Earlier this week, while editing an Independence Day eNewsletter I’d typed at deadline speed, I hit on my Fab 5 Editing Checks:
1) Prepositions: Hey, what would we do without these little charmers? They send our writing above and beyond the usual morass. But often, they’re also unnecessary. The chief offender: of.
Generally when of shows up, you can flip the phrase and create a more crisp and compact one. Sure, sometimes we use of for emphasis—Fourth of July, Freedom of Speech, Marquis de Sade (the French of). But is scenes of America really better than American scenes? Unless you’re creating parallel structure, probably not. I made the switch.
2) Gerunds: Speaking of switches, I generally change up the gerunds too. Gerunds are not only dangling ings, they’re schizophrenic. We form gerunds from a verb, but they act like nouns. You know: reading, writing, editing.
Usually you can create a stronger construction with a quick snip of the ing. So while firing up the grill, hoisting the flag and lighting the sky with fireworks became while you fire up the grill, hoist the flag and light the sky with fireworks. Cleaner and just as patriotic.

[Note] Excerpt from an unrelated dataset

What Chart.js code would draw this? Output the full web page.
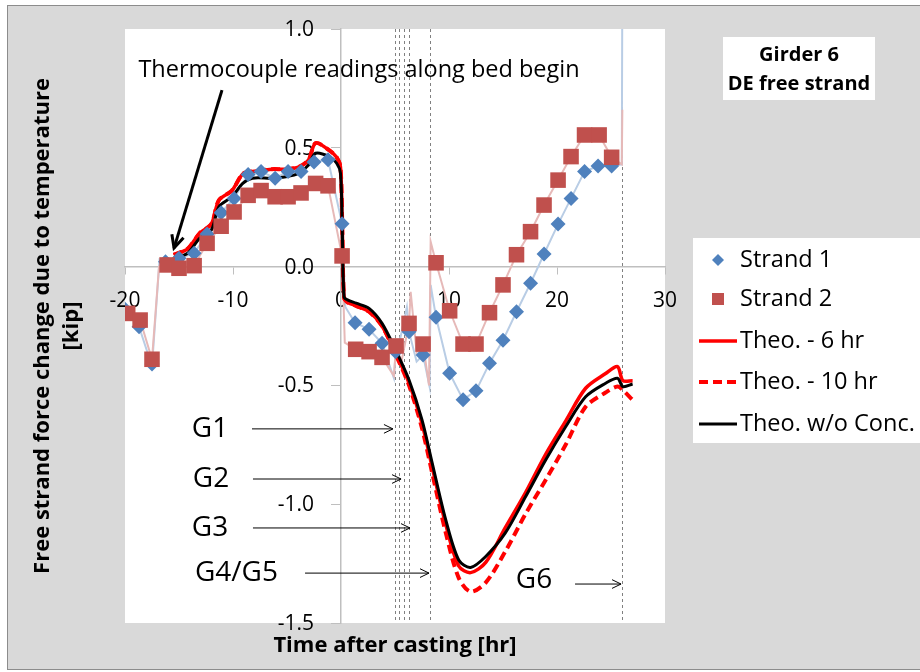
<!DOCTYPE html>
<html>
<head>
<meta charset="utf-8">
<script src="https://cdn.jsdelivr.net/npm/chart.js@4.4.0/dist/chart.umd.min.js"></script>
<style>
  html, body { margin: 0; padding: 0; background: #fff; }
  #wrap { width: 920px; height: 672px; }
</style>
</head>
<body>
<div id="wrap"><canvas id="chart" width="920" height="672"></canvas></div>
<script>
// measured markers, time after casting [hr] vs force change [kip]
const strand1Time = [-20, -18.7, -17.5, -16.25, -15, -13.6, -12.4, -11.1, -9.9, -8.6, -7.4, -6.1, -4.9, -3.7, -2.5, -1.2, 0.1,
  1.3, 2.6, 3.8, 5.06, 6.3, 7.6, 8.8, 10.06, 11.3, 12.5, 13.75, 15, 16.25, 17.55, 18.8, 20.1, 21.3, 22.55, 23.8, 25.06];
const strand1Force = [-0.18, -0.253, -0.41, 0.02, 0.035, 0.056, 0.137, 0.227, 0.287, 0.388, 0.40, 0.372, 0.40, 0.40, 0.44, 0.45, 0.18,
  -0.236, -0.264, -0.323, -0.358, -0.274, -0.372, -0.213, -0.449, -0.56, -0.523, -0.407, -0.31, -0.19, -0.07, 0.053, 0.179, 0.287, 0.40, 0.423, 0.423];

const strand2Time = [-19.75, -18.6, -17.5, -16.1, -15, -13.6, -12.4, -11.1, -9.9, -8.6, -7.4, -6.1, -4.9, -3.7, -2.35, -1.2, 0.1,
  1.36, 2.6, 3.8, 5.1, 6.3, 7.6, 8.8, 10.06, 11.3, 12.5, 13.75, 15, 16.25, 17.55, 18.8, 20.1, 21.3, 22.55, 23.9, 25.06];
const strand2Force = [-0.197, -0.225, -0.39, 0.007, -0.007, 0.004, 0.098, 0.17, 0.23, 0.30, 0.32, 0.294, 0.294, 0.31, 0.35, 0.34, 0.045,
  -0.348, -0.358, -0.382, -0.334, -0.239, -0.326, 0.016, -0.186, -0.326, -0.326, -0.194, -0.077, 0.05, 0.147, 0.259, 0.364, 0.463, 0.554, 0.554, 0.46];

// raw gauge traces behind the markers
const strand1TraceTime = [-20, -18.7, -17.5, -16.8, -16.25, -15, -13.6, -12.4, -11.1, -9.9, -8.6, -7.4, -6.1, -4.9, -3.7, -2.5, -1.2, 0.1, 0.4,
  1.3, 2.6, 3.8, 4.9, 5.06, 5.5, 6.1, 6.3, 7.0, 7.6, 8.2, 8.3, 8.8, 10.06, 11.3, 12.5, 13.75, 15, 16.25, 17.55, 18.8, 20.1, 21.3, 22.55, 23.8, 25.06, 26.0, 26.05];
const strand1TraceForce = [-0.18, -0.253, -0.42, 0.03, 0.02, 0.035, 0.056, 0.137, 0.227, 0.287, 0.388, 0.40, 0.372, 0.40, 0.40, 0.44, 0.45, 0.18, -0.17,
  -0.236, -0.264, -0.323, -0.47, -0.358, -0.30, -0.17, -0.274, -0.40, -0.372, -0.505, -0.077, -0.213, -0.449, -0.56, -0.523, -0.407, -0.31, -0.19, -0.07, 0.053, 0.179, 0.287, 0.40, 0.423, 0.423, 0.43, 1.2];

const strand2TraceTime = [-19.75, -18.6, -17.5, -16.85, -16.1, -15, -13.6, -12.4, -11.1, -9.9, -8.6, -7.4, -6.1, -4.9, -3.7, -2.35, -1.2, 0.1, 0.35,
  1.36, 2.6, 3.8, 4.9, 5.1, 5.6, 6.3, 6.45, 7.0, 7.6, 8.15, 8.3, 8.8, 10.06, 11.3, 12.5, 13.75, 15, 16.25, 17.55, 18.8, 20.1, 21.3, 22.55, 23.9, 25.06, 26.0, 26.05];
const strand2TraceForce = [-0.197, -0.225, -0.39, 0.0, 0.007, -0.007, 0.004, 0.098, 0.17, 0.23, 0.30, 0.32, 0.294, 0.294, 0.31, 0.35, 0.34, 0.045, -0.32,
  -0.348, -0.358, -0.382, -0.46, -0.334, -0.40, -0.239, -0.106, -0.36, -0.326, -0.50, 0.105, 0.016, -0.186, -0.326, -0.326, -0.194, -0.077, 0.05, 0.147, 0.259, 0.364, 0.463, 0.554, 0.554, 0.46, 0.43, 0.66];

// theoretical curves
const theoTime = [-15.5, -14.2, -13.1, -12.0, -11.3, -10.1, -9.1, -8.2, -6.4, -5.1, -3.9, -3.0, -2.35, -1.1, -0.4, -0.05, 0.12, 0.28, 0.6,
  1.4, 2.6, 3.8, 5.06, 6.3, 7.5, 8.45, 9.7, 10.9, 12.0, 13.4, 15.2, 17.1, 18.95, 20.8, 22.65, 24.5, 25.6, 26.1, 27.0];
const theo6hr = [0.05, 0.075, 0.14, 0.18, 0.28, 0.32, 0.39, 0.40, 0.41, 0.41, 0.42, 0.45, 0.52, 0.49, 0.46, 0.42, 0.16, -0.13, -0.15,
  -0.165, -0.19, -0.25, -0.365, -0.49, -0.66, -0.845, -1.085, -1.26, -1.288, -1.245, -1.10, -0.95, -0.79, -0.65, -0.512, -0.45, -0.421, -0.48, -0.48];
const theo10hr = [0.05, 0.075, 0.14, 0.18, 0.28, 0.32, 0.39, 0.40, 0.41, 0.41, 0.42, 0.45, 0.52, 0.49, 0.46, 0.42, 0.16, -0.13, -0.15,
  -0.165, -0.19, -0.25, -0.37, -0.50, -0.68, -0.87, -1.12, -1.31, -1.368, -1.33, -1.20, -1.04, -0.898, -0.75, -0.59, -0.53, -0.505, -0.52, -0.561];
const theoNoConc = [0.035, 0.056, 0.119, 0.154, 0.252, 0.294, 0.35, 0.372, 0.372, 0.378, 0.393, 0.428, 0.477, 0.463, 0.435, 0.393, 0.154, -0.127, -0.14,
  -0.154, -0.176, -0.239, -0.351, -0.477, -0.645, -0.828, -1.066, -1.235, -1.266, -1.22, -1.122, -0.968, -0.814, -0.674, -0.548, -0.491, -0.47, -0.505, -0.494];

// girder pour times (dashed verticals)
const pourTimes = [5.0, 5.4, 5.8, 6.3, 8.2, 26.0];

const xTicks = [-20, -10, 0, 10, 20, 30];
const yTicks = [-1.5, -1.0, -0.5, 0.0, 0.5, 1.0];

const FONT = "'Open Sans', sans-serif";
const pts = (xs, ys) => xs.map((x, i) => ({ x: x, y: ys[i] }));

// annotation text placed in data units
const notes = [
  { text: 'G1', x: -12.13, y: -0.683, from: -8.24, to: 4.81 },
  { text: 'G2', x: -12.04, y: -0.894, from: -8.15, to: 5.56 },
  { text: 'G3', x: -12.13, y: -1.100, from: -8.15, to: 6.39 },
  { text: 'G4/G5', x: -9.68, y: -1.290, from: -3.33, to: 8.15 },
  { text: 'G6', x: 17.87, y: -1.319, from: 21.67, to: 25.93, ay: -1.336 }
];

function arrowHead(ctx, x1, y1, x2, y2, len) {
  const a = Math.atan2(y2 - y1, x2 - x1);
  ctx.beginPath();
  ctx.moveTo(x2 - len * Math.cos(a - 0.45), y2 - len * Math.sin(a - 0.45));
  ctx.lineTo(x2, y2);
  ctx.lineTo(x2 - len * Math.cos(a + 0.45), y2 - len * Math.sin(a + 0.45));
  ctx.stroke();
}

const sheet = {
  id: 'sheet',
  beforeDraw(chart) {
    const { ctx, chartArea: a } = chart;
    ctx.save();
    ctx.fillStyle = '#ffffff';
    ctx.fillRect(0, 0, chart.width, chart.height);
    ctx.fillStyle = '#d9d9d9';
    ctx.fillRect(7, 5, chart.width - 7, 665);
    ctx.strokeStyle = '#8c8c8c';
    ctx.lineWidth = 1;
    ctx.strokeRect(7.5, 5.5, chart.width, 664);
    ctx.fillStyle = '#ffffff';
    ctx.fillRect(a.left, a.top, a.right - a.left, a.bottom - a.top);
    ctx.restore();
  },
  beforeDatasetsDraw(chart) {
    const { ctx, chartArea: a, scales } = chart;
    ctx.save();
    ctx.strokeStyle = '#808080';
    ctx.lineWidth = 1;
    ctx.setLineDash([3, 3]);
    pourTimes.forEach(t => {
      const px = Math.round(scales.x.getPixelForValue(t)) + 0.5;
      ctx.beginPath();
      ctx.moveTo(px, a.top);
      ctx.lineTo(px, a.bottom);
      ctx.stroke();
    });
    ctx.restore();
    // y tick labels sit well left of the centred axis
    ctx.save();
    ctx.fillStyle = '#000';
    ctx.font = '21px ' + FONT;
    ctx.textAlign = 'right';
    ctx.textBaseline = 'middle';
    const y0 = scales.x.getPixelForValue(0);
    yTicks.forEach(v => {
      ctx.fillText(v.toFixed(1), y0 - 27, scales.y.getPixelForValue(v) + 1);
    });
    ctx.restore();
  },
  afterDraw(chart) {
    const { ctx, chartArea: a, scales } = chart;
    const X = v => scales.x.getPixelForValue(v);
    const Y = v => scales.y.getPixelForValue(v);
    ctx.save();
    ctx.fillStyle = '#000';
    ctx.textAlign = 'center';
    ctx.textBaseline = 'middle';

    // axis titles
    ctx.font = 'bold 22px ' + FONT;
    ctx.fillText('Time after casting [hr]', (a.left + a.right) / 2, 646);
    ctx.save();
    ctx.translate(43, (a.top + a.bottom) / 2);
    ctx.rotate(-Math.PI / 2);
    ctx.fillText('Free strand force change due to temperature', 0, 0);
    ctx.fillText('[kip]', 0, 29);
    ctx.restore();

    // thermocouple note
    ctx.font = '23.5px ' + FONT;
    ctx.fillText('Thermocouple readings along bed begin', X(1.67), Y(0.827));
    ctx.strokeStyle = '#000';
    ctx.lineWidth = 3;
    ctx.beginPath();
    ctx.moveTo(X(-11.02), Y(0.743));
    ctx.lineTo(X(-15.46), Y(0.078));
    ctx.stroke();
    arrowHead(ctx, X(-11.02), Y(0.743), X(-15.46), Y(0.078), 14);

    // girder markers
    ctx.font = '28px ' + FONT;
    ctx.lineWidth = 1;
    notes.forEach(n => {
      ctx.fillText(n.text, X(n.x), Y(n.y));
      const ay = Y(n.ay !== undefined ? n.ay : n.y);
      ctx.beginPath();
      ctx.moveTo(X(n.from), ay);
      ctx.lineTo(X(n.to), ay);
      ctx.stroke();
      arrowHead(ctx, X(n.from), ay, X(n.to), ay, 10);
    });

    // title box
    ctx.fillStyle = '#ffffff';
    ctx.fillRect(723, 37, 152, 63);
    ctx.fillStyle = '#000';
    ctx.font = 'bold 20px ' + FONT;
    ctx.fillText('Girder 6', 799, 55);
    ctx.fillText('DE free strand', 799, 84);

    // legend
    ctx.fillStyle = '#ffffff';
    ctx.fillRect(693, 238, 227, 205);
    const rows = [260, 299, 341, 382, 424];
    const ds = chart.data.datasets;
    const order = ['Strand 1', 'Strand 2', 'Theo. - 6 hr', 'Theo. - 10 hr', 'Theo. w/o Conc.'];
    order.forEach((label, i) => {
      const d = ds.find(s => s.label === label);
      const y = rows[i];
      if (d.pointStyle === 'rectRot') {
        ctx.fillStyle = d.backgroundColor;
        ctx.beginPath();
        ctx.moveTo(718, y - 6); ctx.lineTo(724, y); ctx.lineTo(718, y + 6); ctx.lineTo(712, y);
        ctx.closePath(); ctx.fill();
      } else if (d.pointStyle === 'rect') {
        ctx.fillStyle = d.backgroundColor;
        ctx.fillRect(712, y - 6, 12, 12);
      } else {
        ctx.strokeStyle = d.borderColor;
        ctx.lineWidth = d.borderWidth;
        ctx.setLineDash(d.borderDash || []);
        ctx.beginPath();
        ctx.moveTo(699, y); ctx.lineTo(737, y);
        ctx.stroke();
        ctx.setLineDash([]);
      }
      ctx.fillStyle = '#000';
      ctx.textAlign = 'left';
      ctx.font = '23.5px ' + FONT;
      ctx.fillText(label, 740, y);
    });
    ctx.restore();
  }
};

const tickFont = { family: FONT, size: 21 };

new Chart(document.getElementById('chart'), {
  type: 'scatter',
  data: {
    datasets: [
      { label: 'Strand 2', data: pts(strand2Time, strand2Force), showLine: false, pointStyle: 'rect',
        pointRadius: 11, backgroundColor: '#c0504d', borderColor: '#c0504d', borderWidth: 0 },
      { label: 'Strand 1', data: pts(strand1Time, strand1Force), showLine: false, pointStyle: 'rectRot',
        pointRadius: 7.5, backgroundColor: '#4f81bd', borderColor: '#4f81bd', borderWidth: 0 },
      { label: 'Theo. w/o Conc.', data: pts(theoTime, theoNoConc), showLine: true, pointRadius: 0,
        borderColor: '#000000', borderWidth: 3, tension: 0.3 },
      { label: 'Theo. - 6 hr', data: pts(theoTime, theo6hr), showLine: true, pointRadius: 0,
        borderColor: '#ff0000', borderWidth: 3.5, tension: 0.3 },
      { label: 'Theo. - 10 hr', data: pts(theoTime, theo10hr), showLine: true, pointRadius: 0,
        borderColor: '#ff0000', borderWidth: 4, borderDash: [9, 5], tension: 0.3 },
      { label: 'trace 2', data: pts(strand2TraceTime, strand2TraceForce), showLine: true, pointRadius: 0,
        borderColor: '#e6b9b8', borderWidth: 2 },
      { label: 'trace 1', data: pts(strand1TraceTime, strand1TraceForce), showLine: true, pointRadius: 0,
        borderColor: '#b9cde5', borderWidth: 2 }
    ]
  },
  options: {
    responsive: false,
    animation: false,
    devicePixelRatio: 1,
    layout: { padding: { left: 125, right: 255, top: 29, bottom: 49 } },
    plugins: { legend: { display: false }, tooltip: { enabled: false } },
    scales: {
      x: {
        type: 'linear', min: -20, max: 30, position: { y: 0 },
        afterBuildTicks: s => { s.ticks = xTicks.map(v => ({ value: v })); },
        grid: { drawOnChartArea: false, tickLength: 7, color: '#bfbfbf' },
        border: { color: '#bfbfbf', width: 1.5 },
        ticks: { font: tickFont, color: '#000', padding: 15, autoSkip: false, maxRotation: 0, callback: v => String(v) }
      },
      y: {
        type: 'linear', min: -1.5, max: 1.0, position: { x: 0 },
        afterBuildTicks: s => { s.ticks = yTicks.map(v => ({ value: v })); },
        grid: { drawOnChartArea: false, tickLength: 9, color: '#bfbfbf' },
        border: { color: '#bfbfbf', width: 1.5 },
        ticks: { display: false }
      }
    }
  },
  plugins: [sheet]
});
</script>
</body>
</html>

3) Homonyms: When it comes to homonyms, patriotism (or Americanism) may be part of the problem. I’ll get to that in a moment. For now, I’ll just confess that I’ve struggled more with homonyms in the past year than in the preceding 20. The 7th Grade Spelling Bee Champion now types phonetically.
So I get bare when I want bear, heal when I want heel and sailing in grease, which is far different than sailing in Greece. I’m grateful to Bill Gates and the Spelling & Grammar function in Microsoft Word, which alerts me to my malady. Still be on the lookout for their, there and they’re, it’s and its, capital and Capitol, and to, too and two.
(Oddly enough, I don’t think Brits have this problem—in their world, the words Mary, merry and marry have three distinct pronunciations. This may explain why I never wed my Scottish fiancé, unable as I was to correctly pronounce how to become man and wife. Somehow the words ring and wring enter into the explanation as well.)
4) Long sentences: Continuing with our marriage theme, it’s odd that cleave means both join together and split apart. But if you find too many of your words have cleaved together—happily or not—you’re probably smart to demand a divorce. Which is what I did with the following lazy sentence:
That’s why we developed the Summer Nights eNewsletter to share the ways we enjoy the warm weather, kicking back with family, friends, music and movies.
The sentence begs for a dash, a period, a cohesive thought. If you find you’ve run on, you might try cleaving your sentence to produce two much more satisfactory halves. Or thirds.
5) Transitions: Did you notice how smoothly we moved from the challenges of marrying a Scot to the need to cleave cleaved sentences? The ability to move gracefully from one topic to the next is the hallmark of a good writer. And it can be as simple as repeating a single word:
“We’ll check in every week to suggest new ways you can ratchet up the summer fun.
And what better way to start than by celebrating the 4th of July with our Patriotic Playlist.”
So exactly how do I edit? I begin on-screen, making the easy fixes and highlighting the tough ones. Once I’ve addressed most of the problems I see there, I print out the doc and start again.
Funny how many new problems crop up in the hard copy. Despite my careful review, I usually spend just as much time on the print go-round. But once I’ve finished, I can just about guarantee happy costumers, er, customers.
PS—I also charge nothing to look at my words in layout after the art director has done his magic. Sometimes a few small edits at this point make a startling difference in how well the piece works.